● Objective
Below are some records. Output the lines from the first one through the line that holds "from matplotlib.patches import FancyBboxPatch", exactly as written, with no pictures.

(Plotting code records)
-*-*-

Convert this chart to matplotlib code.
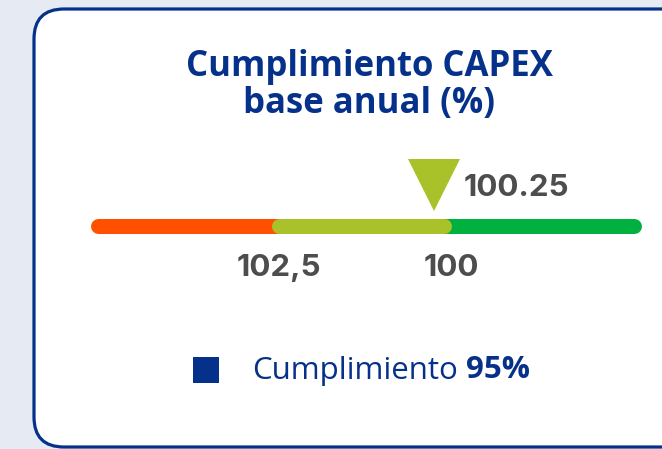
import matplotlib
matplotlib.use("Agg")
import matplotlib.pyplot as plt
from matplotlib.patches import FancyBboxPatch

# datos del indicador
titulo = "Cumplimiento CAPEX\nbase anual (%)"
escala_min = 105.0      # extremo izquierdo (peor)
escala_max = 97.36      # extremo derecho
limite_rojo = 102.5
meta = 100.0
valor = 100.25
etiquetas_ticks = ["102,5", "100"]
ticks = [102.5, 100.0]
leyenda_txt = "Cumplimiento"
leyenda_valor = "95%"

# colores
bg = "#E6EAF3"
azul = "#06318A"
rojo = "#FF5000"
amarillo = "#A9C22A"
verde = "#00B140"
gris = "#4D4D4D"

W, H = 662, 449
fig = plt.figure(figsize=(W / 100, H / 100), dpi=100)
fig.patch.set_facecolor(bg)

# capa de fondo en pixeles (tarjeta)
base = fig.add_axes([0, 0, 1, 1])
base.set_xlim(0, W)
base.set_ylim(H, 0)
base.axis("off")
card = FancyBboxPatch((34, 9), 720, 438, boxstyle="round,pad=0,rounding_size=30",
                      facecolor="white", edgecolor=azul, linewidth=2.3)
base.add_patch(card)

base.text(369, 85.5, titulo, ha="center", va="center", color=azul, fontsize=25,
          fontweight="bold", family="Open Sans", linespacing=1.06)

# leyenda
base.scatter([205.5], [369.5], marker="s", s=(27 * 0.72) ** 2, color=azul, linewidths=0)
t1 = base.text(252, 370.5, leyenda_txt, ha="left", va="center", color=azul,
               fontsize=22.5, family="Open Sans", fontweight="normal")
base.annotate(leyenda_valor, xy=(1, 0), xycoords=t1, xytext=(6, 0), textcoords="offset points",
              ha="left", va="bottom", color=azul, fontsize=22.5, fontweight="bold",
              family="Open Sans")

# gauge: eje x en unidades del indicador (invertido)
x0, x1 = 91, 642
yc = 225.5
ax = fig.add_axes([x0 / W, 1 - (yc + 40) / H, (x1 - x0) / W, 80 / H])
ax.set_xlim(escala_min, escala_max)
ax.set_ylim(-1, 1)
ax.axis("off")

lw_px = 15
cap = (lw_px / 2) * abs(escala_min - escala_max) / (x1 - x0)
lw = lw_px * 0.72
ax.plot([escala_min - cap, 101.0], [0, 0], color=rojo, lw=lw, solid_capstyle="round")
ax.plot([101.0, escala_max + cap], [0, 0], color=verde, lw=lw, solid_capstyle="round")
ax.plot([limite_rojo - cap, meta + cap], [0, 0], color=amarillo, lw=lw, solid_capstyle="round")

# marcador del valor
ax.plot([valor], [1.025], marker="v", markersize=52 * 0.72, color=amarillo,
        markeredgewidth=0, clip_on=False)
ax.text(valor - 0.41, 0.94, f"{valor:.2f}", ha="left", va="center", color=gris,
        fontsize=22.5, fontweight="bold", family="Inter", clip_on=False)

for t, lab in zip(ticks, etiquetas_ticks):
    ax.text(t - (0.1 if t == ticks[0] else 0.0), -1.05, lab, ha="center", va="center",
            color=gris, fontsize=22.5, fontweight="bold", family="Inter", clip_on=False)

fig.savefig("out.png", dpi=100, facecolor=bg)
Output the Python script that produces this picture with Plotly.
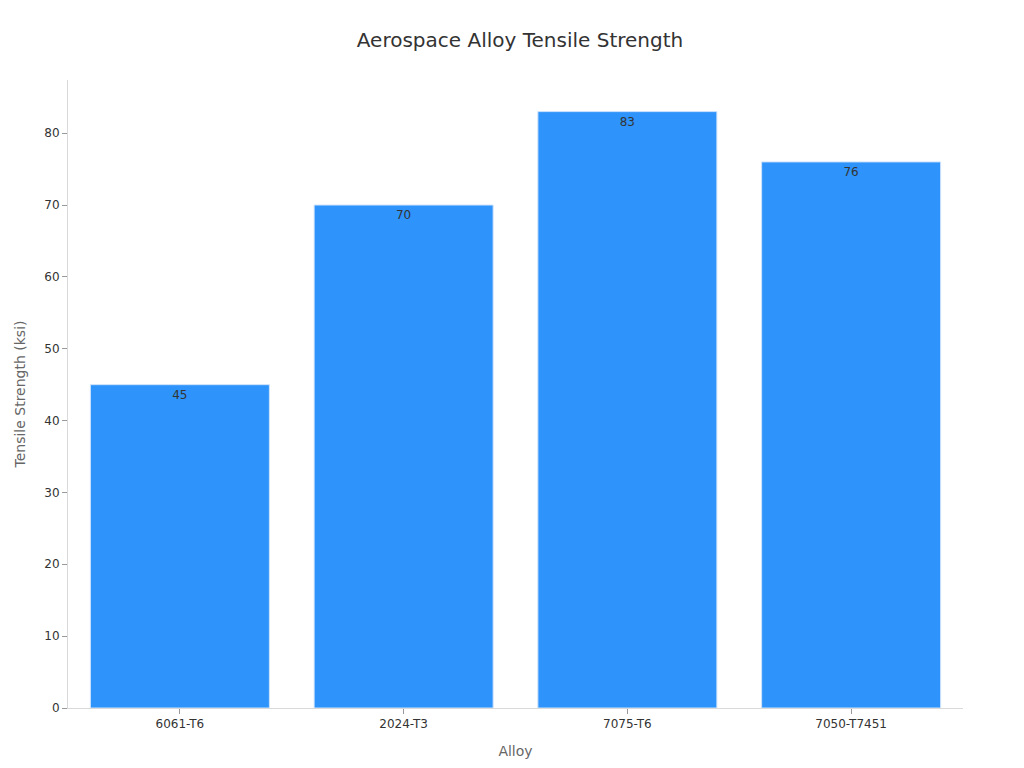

-*-*-

● Complete answer
Convert this chart to matplotlib code.
import matplotlib
matplotlib.use("Agg")
import matplotlib.pyplot as plt
from matplotlib.patches import FancyBboxPatch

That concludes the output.